En juillet 1943, il devient commissaire technique des FTP-MOI parisiens. En août, il est nommé commissaire militaire des FTP-MOI parisiens, à la place de Boris Holban qui avait été démis de ses fonctions pour raisons disciplinaires. Joseph Epstein, responsable d'un autre groupe de FTP-MOI, était devenu le responsable de l'ensemble des FTPF de la région parisienne. Il est donc le supérieur hiérarchique de Manouchian qui a sous ses ordres trois détachements soit au total une cinquantaine de militants. On doit mettre à son crédit l'exécution, le 28 septembre 1943, du général Julius Ritter, adjoint pour la France de Fritz Sauckel, responsable de la mobilisation de la main-d'œuvre dans l'Europe occupée par les nazis. Les groupes de Manouchian accomplissent près de trente opérations en plein Paris d'août à la mi-novembre 1943.

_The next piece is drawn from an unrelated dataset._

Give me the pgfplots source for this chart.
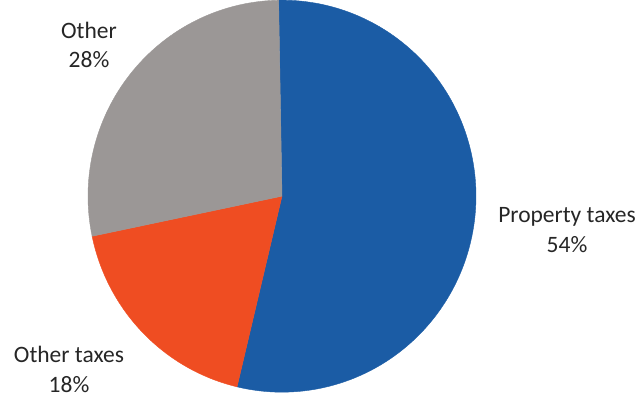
\documentclass[border=0pt]{standalone}
\usepackage{pgfplots}
\pgfplotsset{compat=1.18}
\usepackage{pgfplotstable}
\usepackage{fontspec}
\setmainfont{Carlito}
\definecolor{pblue}{HTML}{1B5CA5}
\definecolor{porange}{HTML}{EF4D22}
\definecolor{pgray}{HTML}{9B9796}
% share (%) of each slice, clockwise from 12 o'clock
\pgfplotstableread{
label value
Property 54
Othertaxes 18
Other 28
}\piedata
\begin{document}
\begin{tikzpicture}
\begin{axis}[
  x=1pt, y=1pt,
  xmin=0, xmax=639, ymin=0, ymax=398,
  hide axis, clip=false,
  scale only axis,
]
\addplot[draw=none] coordinates {(0,0) (639,398)};
% centre and radii of the pie; angles from the shares
\pgfmathsetmacro{\cx}{282}
\pgfmathsetmacro{\cy}{202}
\pgfmathsetmacro{\rx}{194}
\pgfmathsetmacro{\ry}{196}
\pgfplotstablegetelem{0}{value}\of\piedata \let\va\pgfplotsretval
\pgfplotstablegetelem{1}{value}\of\piedata \let\vb\pgfplotsretval
\pgfplotstablegetelem{2}{value}\of\piedata \let\vc\pgfplotsretval
\pgfmathsetmacro{\aA}{91}
\pgfmathsetmacro{\aB}{\aA-3.6*\va}
\pgfmathsetmacro{\aC}{\aB-3.6*\vb}
\pgfmathsetmacro{\aD}{\aC-3.6*\vc}
\addplot[fill=pblue, draw=pblue, domain=\aB:\aA, samples=120, variable=\t]
  ({\cx+\rx*cos(\t)},{\cy+\ry*sin(\t)}) -- (axis cs:\cx,\cy) -- cycle;
\addplot[fill=porange, draw=porange, domain=\aC:\aB, samples=60, variable=\t]
  ({\cx+\rx*cos(\t)},{\cy+\ry*sin(\t)}) -- (axis cs:\cx,\cy) -- cycle;
\addplot[fill=pgray, draw=pgray, domain=\aD:\aC, samples=80, variable=\t]
  ({\cx+\rx*cos(\t)},{\cy+\ry*sin(\t)}) -- (axis cs:\cx,\cy) -- cycle;
\tikzset{lbl/.style={anchor=base, inner sep=0pt, font=\fontsize{23.5}{28}\selectfont, text=black!85}}
\node[lbl] at (axis cs:89,360) {Other};
\node[lbl] at (axis cs:89,331) {28\%};
\node[lbl] at (axis cs:567,176) {Property taxes};
\node[lbl] at (axis cs:567,146) {54\%};
\node[lbl] at (axis cs:69,36) {Other taxes};
\node[lbl] at (axis cs:69,6) {18\%};
\end{axis}
\end{tikzpicture}
\end{document}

La Brigade spéciale n° 2 des Renseignements généraux avait réussi deux coups de filet en mars et juillet 1943. À partir de là, elle put mener à bien une vaste filature qui aboutit au démantèlement complet des FTP-MOI parisiens à la mi-novembre avec 68 arrestations dont Manouchian et Joseph Epstein. Manouchian est arrêté à Évry Petit-Bourg. La compagne de Manouchian, Mélinée, parvient à échapper à la police. Missak Manouchian, torturé, et vingt deux de ses camarades sont livrés aux Allemands qui exploitent l'affaire à des fins de propagande. La fameuse Affiche rouge, placardée à 15 000 exemplaires, le présente en ces termes : "Manouchian, Arménien, chef de bande, 56 attentats, 150 morts, 600 blessés". Les vingt-deux hommes furent fusillés au Mont-Valérien le 21 février 1944. Olga Bancic fut décapitée à la prison de Stuttgart le 10 mai 1944.